Oscar Movie Month: "Casablanca" Review
on 2013-02-21 16:47
Oscar Movie Month: "Casablanca" Review
-- Rating: PG (adult themes)
Length: 102 minutes
Release Date: November 26, 1942
Directed by: Michael Curtiz
Genre: Romantic Drama
Few films stand the test of time or capture the imaginations of generations of viewers quite like "Casablanca," which was released in 1942. Based on an unpublished stage play called "Everybody Comes to Rick's," the movie explores timeless themes such as love and loss, the absurdity of war, and standing up for personal convictions. With an A-list cast, excellent direction, and snappy dialogue, "Casablanca" is one of the few movies, classic or contemporary, that makes top lists of movie buffs and critics alike.
Set against the backdrop of World War II, the story takes place in a gambling den called Rick's Café Americain, located in French-held Morocco. The mysterious owner of the establishment, Rick Blaine (Humphrey Bogart), is a jaded American expatriate who claims to take no sides. His bar is considered neutral ground, and as such, it attracts a wide array of patrons, including Vichy French, Italian, and Nazi officials, as well as refugees from all over Europe who are desperate to escape the carnage of war and those searching for refugees to turn in for rewards.
The audience soon learns this mask of cynicism hides a heart of gold. Many of his employees are refugees from war-torn countries, hiding out in plain sight from their enemies under Rick's protection. A small-time crook named Ugarte (Peter Lorre) confides in Rick that he has priceless letters of transit that he stole from a pair of German couriers and offers to sell them at the club later that night. These letters provide safe passage for refugees, making them invaluable to those stranded in Casablanca. Before Ugarte can make the sell, he's arrested by Vichy Captain Louis Renalt (Claude Rains) and dies in custody. Ugarte never reveals that he gave the papers to Rick for safekeeping, setting the stage for the story.

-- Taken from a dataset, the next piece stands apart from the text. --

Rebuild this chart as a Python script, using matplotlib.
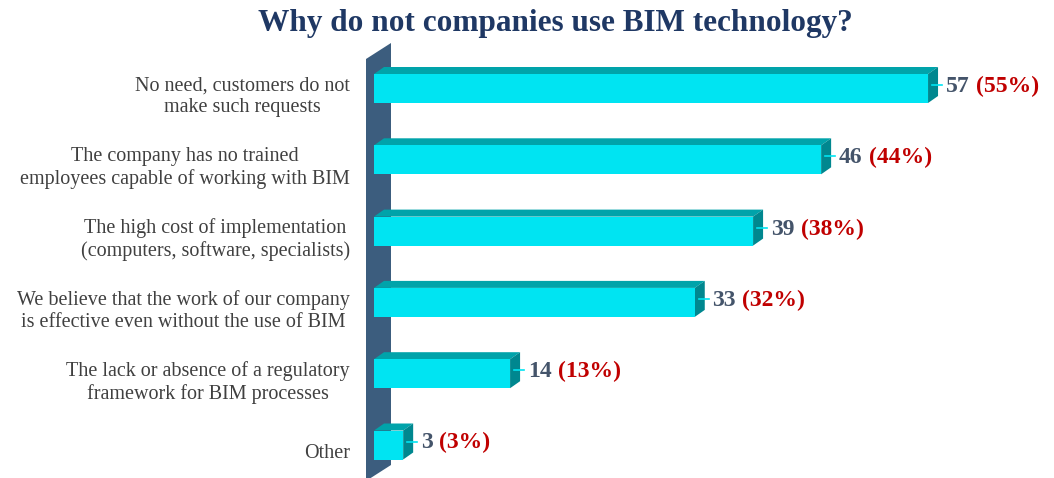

Rick's best friend, Sam (Dooley Wilson), plays the piano at the bar. He earns Rick's ire when a mysterious woman from Rick's past shows up and asks Sam to play a forbidden song, "As Time Goes By." When Rick rushes to confront Sam, he's shocked to find Ilsa Lund (Ingrid Bergman), his former lover, and her husband Victor Laszlo (Paul Henreid), who is a fugitive Czech resistance leader. Laszlo needs the letters of transit so that he and Ilsa can escape to America, but German Major Strasser (Conrad Veidt) is determined to prevent their escape.
As enemies, rivals, friends, and former lovers come together at Rick's Café Americain, the audience learns that Rick isn't quite as neutral as he would appear. He ran arms to Ethiopia to help stem the tide against invasion and fought on the loyalist side of the Spanish Civil War. His cynical nature hides a broken heart, still bitter from Ilsa's past betrayal. Ilsa confronts Rick at his establishment after it's closed for the night and threatens him with a gun. She wants the letters of transit so she and Lazlo can escape to America. She then confesses she still loves Rick, but she had to leave when she found out her husband was still alive. Rick and Ilsa then reconcile and he agrees to help her, thinking she'll stay with him in Morocco instead of fleeing with her husband. Laszlo shows up unexpectedly after escaping a resistance meeting that was raided by the police.
Laszlo attempts to emotionally manipulate Rick by playing on his love for Ilsa, begging him to get her out of the country to safety. When police arrive to arrest Laszlo, Rick persuades them to let him go, promising to help them nab him for a more serious crime, possession of the letters of transit that everyone is searching for. He convinces the police of his sincerity by claiming he's leaving for America with Ilsa and needs Laszlo out of the way to do so. But when the arranged arrest comes to pass, Rick double-crosses the police at gunpoint, making Renault, the police captain, assist in their daring escape.
Instead of escaping with Ilsa or demanding she say with him, Rick makes her get on the plane to Libson with her husband, explaining she'd only regret it and resent him if she stayed. He covers their escape by shooting Strasser, and Renault covers for him due to their past association. At the end, Rick and Sam ponder their next move, wandering into the fog of the city.
Emotional, complex, and satisfying, the film "Casablanca" relies on the characters themselves to move the story forward. While action is implied and guns are pulled and fired, those scenes stand in stark contrast to emotional confrontations between Rick and Ilsa, Sam and Rick, and even Rick and Laszlo. The letters of transit serve as the perfect McGuffin that drives characters to interact and communicate, propelling the story to explore the depths of the human condition. With a simple style that's used to sophisticated effect, "Casablanca" stands firm as one of the greatest movies ever made.